# extreme amino acids



## dutch_gold (May 19, 2018)

Iv'e removed the lysergin from glutamine with a simple alcohol trick it was fast absorbing but a base amino acid by itself is unstable I think it is very possible to combine a base amino acid with ascorbic acid or other chain ending chem.  I think I'll leave the fancy shit to the pros since I don't have a lab and mix my aminos with paul newmans lemonade.


----------



## Seeker (May 19, 2018)

Yup.i think POB was pretty accurate with his suspicion of your intentions. I don't think you'll last past tomorrow.


----------



## automatondan (May 19, 2018)

dutch_gold said:


> Iv'e removed the lysergin from glutamine with a simple alcohol trick it was fast absorbing but a base amino acid by itself is unstable I think it is very possible to combine a base amino acid with ascorbic acid or other chain ending chem.  I think I'll leave the fancy shit to the pros since I don't have a lab and mix my aminos with paul newmans lemonade.

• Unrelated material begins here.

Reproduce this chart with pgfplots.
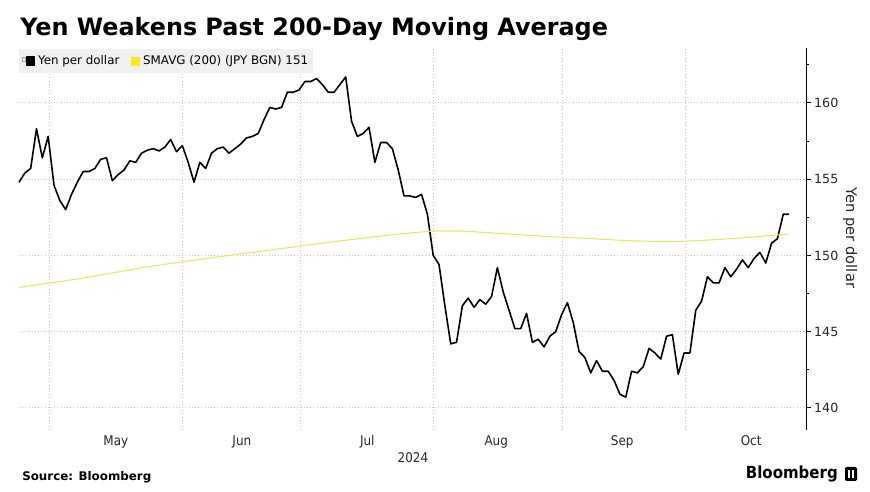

And whats wrong with hamburgers....?


----------



## Viduus (May 19, 2018)

automatondan said:


> And whats wrong with hamburgers....?



Paul Newman does have a pretty good black bean salsa... I think it’s a Costco thing but I’m a bit out of the whole Costco vs sam’s club loop. That’s all I have left in the tank for this guy...


----------



## dutch_gold (May 19, 2018)

let me get this strait you guys are members of ub just so you can try and start bar fights...


----------



## Spongy (May 19, 2018)

dutch_gold said:


> let me get this strait you guys are members of ub just so you can try and start bar fights...



what is ub?


----------



## PillarofBalance (May 19, 2018)

dutch_gold said:


> let me get this strait you guys are members of ub just so you can try and start bar fights...



It's not bar fights so much as your posts are bordering on ridiculous. 

Re-read your original post here and please explain how that helps someone here gain muscle or lose fat.


----------



## NbleSavage (May 19, 2018)

I'm setting the over / under on you at 2 days from today.


----------



## dutch_gold (May 19, 2018)

dont knock it till you try it let 10g glutamine mixed into orange juice stand over night


----------



## stonetag (May 19, 2018)

Buuuut, if a bar fight is what you want...................!


----------



## PillarofBalance (May 19, 2018)

dutch_gold said:


> dont knock it till you try it let 10g glutamine mixed into orange juice stand over night



No actually I think I will knock it. Glutamine is a useless supplement. And your posts are useless. I mean if I follow your advice my breakfast consists of orange juice and cigarettes. 

Fukk off troll


----------



## Kpb (May 19, 2018)

Easy come... Easy go


----------



## Trump (May 20, 2018)

im gonna miss him


----------